▶ **Aim**:
Print, word for word, the opening line of the data below and every line after it through the line that contains "caption_y = [198, 407, 613, 823]", but not the pictures.

▶ **Information supplied**:

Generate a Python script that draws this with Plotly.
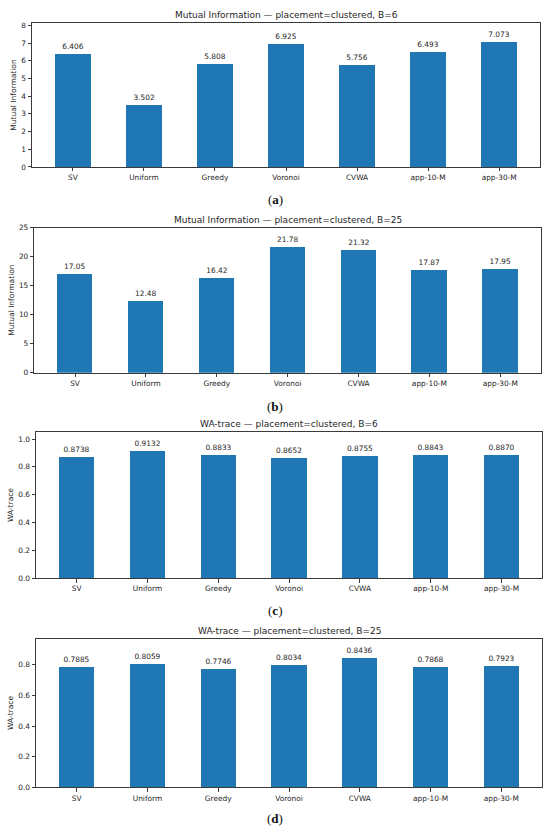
import plotly.graph_objects as go

categories = ["SV", "Uniform", "Greedy", "Voronoi", "CVWA", "app-10-M", "app-30-M"]
mi_b6 = [6.406, 3.502, 5.808, 6.925, 5.756, 6.493, 7.073]
mi_b25 = [17.05, 12.48, 16.42, 21.78, 21.32, 17.87, 17.95]
wa_b6 = [0.8738, 0.9132, 0.8833, 0.8652, 0.8755, 0.8843, 0.8870]
wa_b25 = [0.7885, 0.8059, 0.7746, 0.8034, 0.8436, 0.7868, 0.7923]

titles = [
    "Mutual Information — placement=clustered, B=6",
    "Mutual Information — placement=clustered, B=25",
    "WA-trace — placement=clustered, B=6",
    "WA-trace — placement=clustered, B=25",
]
ylabels = ["Mutual Information", "Mutual Information", "WA-trace", "WA-trace"]
captions = ["a", "b", "c", "d"]
series = [mi_b6, mi_b25, wa_b6, wa_b25]
ytick_vals = [
    [0, 1, 2, 3, 4, 5, 6, 7, 8],
    [0, 5, 10, 15, 20, 25],
    [0.0, 0.2, 0.4, 0.6, 0.8, 1.0],
    [0.0, 0.2, 0.4, 0.6, 0.8],
]
ytick_fmt = [None, None, ".1f", ".1f"]

W, H = 550, 837
# plot-area boxes in pixels: left, right, top, bottom
boxes = [
    (32, 540, 19.3, 164.7),
    (34.3, 541, 226, 372.7),
    (36, 542.3, 432.7, 580.3),
    (36, 542, 641.7, 791.7),
]
caption_y = [198, 407, 613, 823]

FONT = "DejaVu Sans"
TXT = "#262626"
fig = go.Figure()
annotations = []
for i, (vals, box) in enumerate(zip(series, boxes)):
    n = i + 1
    xa = "x" if n == 1 else f"x{n}"
    ya = "y" if n == 1 else f"y{n}"
    fig.add_trace(go.Bar(
        x=list(range(len(categories))), y=vals, xaxis=xa, yaxis=ya,
        width=0.5, marker=dict(color="#1f77b4", line=dict(width=0)),
        texttemplate="%{y:.4g}", textposition="outside", cliponaxis=False,
        textfont=dict(family=FONT, size=7.4, color=TXT),
        showlegend=False, hoverinfo="x+y",
    ))
    l, r, t, b = box
    xdom = [l / W, r / W]
    ydom = [1 - b / H, 1 - t / H]
    axis_common = dict(
        showline=True, linecolor="#3a3a3a", linewidth=1, mirror=True,
        ticks="outside", ticklen=3.5, tickcolor="#3a3a3a", showgrid=False,
        zeroline=False, tickfont=dict(family=FONT, size=7.4, color=TXT),
    )
    xkey = "xaxis" if n == 1 else f"xaxis{n}"
    ykey = "yaxis" if n == 1 else f"yaxis{n}"
    fig.update_layout(**{
        xkey: dict(domain=xdom, anchor=ya, range=[-0.575, len(categories) - 0.425],
                   tickmode="array", tickvals=list(range(len(categories))),
                   ticktext=categories, **axis_common),
        ykey: dict(domain=ydom, anchor=xa, range=[0, max(vals) * 1.15],
                   tickmode="array", tickvals=ytick_vals[i],
                   tickformat=ytick_fmt[i],
                   title=dict(text=ylabels[i], standoff=3,
                              font=dict(family=FONT, size=7.5, color=TXT)),
                   **axis_common),
    })
    annotations.append(dict(
        text=titles[i], xref="paper", yref="paper",
        x=(xdom[0] + xdom[1]) / 2, y=ydom[1], xanchor="center", yanchor="bottom",
        yshift=1, showarrow=False, font=dict(family=FONT, size=9, color=TXT),
    ))
    annotations.append(dict(
        text=f"(<b>{captions[i]}</b>)", xref="paper", yref="paper",
        x=275 / W, y=1 - caption_y[i] / H, xanchor="center", yanchor="middle",
        showarrow=False, font=dict(family="Liberation Serif", size=13, color="#111"),
    ))

fig.update_layout(
    width=W, height=H, margin=dict(l=0, r=0, t=0, b=0),
    paper_bgcolor="white", plot_bgcolor="white",
    annotations=annotations, bargap=0,
)
fig.write_html("out.html", config={"displayModeBar": False},
               post_script="document.body.style.margin='0';document.body.style.overflow='hidden';")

▶ **Answer to this exercise**:
Generate a Python script that draws this with Plotly.
import plotly.graph_objects as go

categories = ["SV", "Uniform", "Greedy", "Voronoi", "CVWA", "app-10-M", "app-30-M"]
mi_b6 = [6.406, 3.502, 5.808, 6.925, 5.756, 6.493, 7.073]
mi_b25 = [17.05, 12.48, 16.42, 21.78, 21.32, 17.87, 17.95]
wa_b6 = [0.8738, 0.9132, 0.8833, 0.8652, 0.8755, 0.8843, 0.8870]
wa_b25 = [0.7885, 0.8059, 0.7746, 0.8034, 0.8436, 0.7868, 0.7923]

titles = [
    "Mutual Information — placement=clustered, B=6",
    "Mutual Information — placement=clustered, B=25",
    "WA-trace — placement=clustered, B=6",
    "WA-trace — placement=clustered, B=25",
]
ylabels = ["Mutual Information", "Mutual Information", "WA-trace", "WA-trace"]
captions = ["a", "b", "c", "d"]
series = [mi_b6, mi_b25, wa_b6, wa_b25]
ytick_vals = [
    [0, 1, 2, 3, 4, 5, 6, 7, 8],
    [0, 5, 10, 15, 20, 25],
    [0.0, 0.2, 0.4, 0.6, 0.8, 1.0],
    [0.0, 0.2, 0.4, 0.6, 0.8],
]
ytick_fmt = [None, None, ".1f", ".1f"]

W, H = 550, 837
# plot-area boxes in pixels: left, right, top, bottom
boxes = [
    (32, 540, 19.3, 164.7),
    (34.3, 541, 226, 372.7),
    (36, 542.3, 432.7, 580.3),
    (36, 542, 641.7, 791.7),
]
caption_y = [198, 407, 613, 823]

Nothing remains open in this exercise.